Israel has given final approval to the building of 40 new houses at a settlement in the occupied West Bank to replace temporary structures there, the settlement's council head said Al Jazeera reported
Israeli-Palestinian peace talks collapsed over a year ago in a dispute over Israeli settlement building.
"Building tenders were issued this week after Defence Minister Ehud Barak had already signed off on the construction plans," Efrat council head Oded Revivi said on Monday.
A defence ministry statement confirmed that an Israel Lands Administration tender had been published for building the 40 homes following Barak's approval of the plans "some months ago".
Last month, Israeli Prime Minister Benjamin Netanyahu called for the accelerated construction of some 2,000 housing units in settlements that Israel has said it intends to keep as part of any future peace deal with the Palestinians.
The decision to step up building came in response to Palestinian efforts to seek United Nations statehood status after their frustration at a lack of progress in peace talks.
Expressions of disappointment
The announcement drew expressions of disappointment and concern from Washington and the European Union who are part of the Quartet of peace mediators along with Russia and the United Nations.
An Israeli official said the building tenders were issued for housing in eastern parts of Jerusalem and for Efrat and Maale Adumim, Jewish settlement blocs in the West Bank that Israel has indicated it wants to keep in a future peace deal.
Revivi said the site where construction was to begin shortly was part of Efrat's master building plan and that while only 40 houses had currently been approved, there was room for a total of 500 homes there.
The Palestinians are looking to establish a state in the West Bank, Gaza Strip and East Jerusalem, land Israel seized in the 1967 Middle East War.
Israel later annexed East Jerusalem, a move that has not won international recognition.

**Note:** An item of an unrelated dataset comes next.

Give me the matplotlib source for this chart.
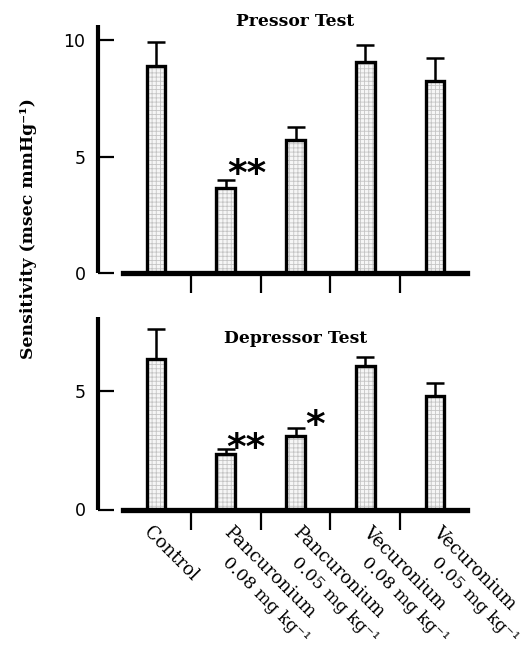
import matplotlib
matplotlib.use("Agg")
import matplotlib.pyplot as plt
import numpy as np

# ---- data ----
categories_line1 = ["Control", "Pancuronium", "Pancuronium", "Vecuronium", "Vecuronium"]
categories_line2 = ["", "0.08 mg kg⁻¹", "0.05 mg kg⁻¹", "0.08 mg kg⁻¹", "0.05 mg kg⁻¹"]
pressor_mean = [8.9, 3.65, 5.7, 9.05, 8.25]
pressor_sem = [1.0, 0.35, 0.55, 0.75, 1.0]
depressor_mean = [6.35, 2.35, 3.1, 6.05, 4.8]
depressor_sem = [1.25, 0.2, 0.35, 0.4, 0.55]
pressor_sig = ["", "**", "", "", ""]
depressor_sig = ["", "**", "*", "", ""]
ylabel = "Sensitivity (msec mmHg⁻¹)"

W, H = 530, 651
fig = plt.figure(figsize=(W / 100, H / 100), dpi=100)
plt.rcParams["hatch.linewidth"] = 0.6

def rect(l, r, top, bottom):
    return [l / W, 1 - bottom / H, (r - l) / W, (bottom - top) / H]

x = np.arange(len(pressor_mean))
unit = 69.75
x_left = (98 - 156) / unit
x_right = (467 - 156) / unit
x_base_start = (123 - 156) / unit

serif = "DejaVu Serif"

def draw_panel(ax, means, sems, ytop, yticks, title, title_y, sig, sig_pos):
    ax.bar(x, means, width=0.27, color="#f6f6f6", edgecolor="#c4c4c4",
           hatch="++++", linewidth=0, zorder=2)
    ax.bar(x, means, width=0.27, fill=False, edgecolor="black",
           linewidth=2.4, zorder=3)
    ax.errorbar(x, means, yerr=[np.zeros(len(means)), sems], fmt="none",
                ecolor="black", elinewidth=1.8, capsize=6.5, capthick=1.8,
                zorder=1)
    ax.set_xlim(x_left, x_right)
    ax.set_ylim(0, ytop)
    for s in ["top", "right"]:
        ax.spines[s].set_visible(False)
    ax.spines["left"].set_linewidth(3.0)
    ax.spines["bottom"].set_linewidth(3.8)
    ax.spines["left"].set_bounds(0, ytop)
    ax.spines["bottom"].set_bounds(x_base_start, x_right)
    ax.spines["left"].set_capstyle("butt")
    ax.set_yticks(yticks)
    ax.set_yticklabels([str(t) for t in yticks], fontsize=12.5,
                       family="DejaVu Sans")
    ax.tick_params(axis="y", direction="in", length=11.5, width=1.6, pad=9)
    ax.set_xticks([0.5, 1.5, 2.5, 3.5])
    ax.set_xticklabels([])
    ax.tick_params(axis="x", direction="out", length=14.5, width=1.6)
    ax.patch.set_alpha(0)
    ax.text(2.0, title_y, title, ha="center", va="center", fontsize=12.3,
            family=serif, fontweight="bold", clip_on=False)
    for lab, (sx, sy) in zip(sig, sig_pos):
        if lab:
            ax.text(sx, sy, lab, ha="center", va="center", fontsize=27,
                    family="DejaVu Sans", fontweight="bold", clip_on=False)

ax1 = fig.add_axes(rect(98, 467, 25, 273))
draw_panel(ax1, pressor_mean, pressor_sem, 10.65, [0, 5, 10],
           "Pressor Test", 10.8, pressor_sig,
           [(0, 0), (1.30, 4.2), (0, 0), (0, 0), (0, 0)])

ax2 = fig.add_axes(rect(98, 467, 316.7, 509.5))
draw_panel(ax2, depressor_mean, depressor_sem, 8.13, [0, 5],
           "Depressor Test", 7.19, depressor_sig,
           [(0, 0), (1.29, 2.55), (2.28, 3.52), (0, 0), (0, 0)])

# category labels
for i, (l1, l2) in enumerate(zip(categories_line1, categories_line2)):
    dx = -2.4 if i == 0 else 5.0
    ax2.annotate(l1, xy=(i, 0), xycoords="data", xytext=(dx, -9.5),
                 textcoords="offset points", rotation=-45, ha="left",
                 va="top", rotation_mode="anchor", fontsize=13,
                 family=serif, annotation_clip=False)
    if l2:
        ax2.annotate(l2, xy=(i, 0), xycoords="data", xytext=(3.6, -32.0),
                     textcoords="offset points", rotation=-45, ha="left",
                     va="top", rotation_mode="anchor", fontsize=12.4,
                     family=serif, annotation_clip=False)

fig.text(29 / W, 1 - 229 / H, ylabel, rotation=90, ha="center", va="center",
         fontsize=12.4, family=serif, fontweight="bold")

fig.savefig("out.png", dpi=100)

Netanyahu has called to restart peace talks without preconditions but Palestinian President Mahmoud Abbas says he will return to talks only after Israel totally freezes its settlement activity.
Closure of walkway
Israel on Sunday night closed the Mughrabi ramp leading to the mosque compound in the Old City claiming public safety concerns in a move which was immediately condemned by Palestinians officials and Jordan, which is the custodian of Muslim holy sites in Jerusalem.
Jerusalem city council says the ramp poses a fire hazard and could collapse onto the women's prayer section by the Western Wall.
But Muslim leaders fear its demolition could destabilise the mosque compound and accuse Israel of failing to coordinate its renovation with Waqf, which oversees Islamic heritage sites.
The closure prompted a swift response from Palestinian presidential spokesman Nabil Abu Rudeina who warned it was another Israeli attack on efforts to revive the moribund peace talks which could shake up the region.
"These practices create a negative atmosphere in the entire region that could plunge the area into turmoil and tension," he warned.
"This is a serious step that shows the Zionist scheme of aggression again the Al-Aqsa mosque," Hamas spokesman Fawzi Barhum said.
"This is a violent act that amounts to a declaration of religious war on the Muslim holy places in Jerusalem," he said, calling for "Arab and Muslim mobilisation to stop this serious event."
And Jordan's powerful Islamists denounced the decision as "flagrant aggression."
"This is a very dangerous move," the head of Jordan's Muslim Brotherhood, Hammam Said, said.
"The only solution against this entity (Israel) is resistance in order to protect the sanctity of the holy places against such flagrant aggression," he said.
There are 15 gates leading into the Al-Aqsa mosque compound, 10 of which are in use.
The Mughrabi Gate is the only access for non-Muslims to enter the site, meaning its closure will prevent both Jews and tourists from visiting until a replacement structure is built.
The ramp leads from the plaza by the Western Wall up to the adjoining compound, known to Muslims as Haram al-Sharif, which houses the Al-Aqsa Mosque, the third holiest site in Islam.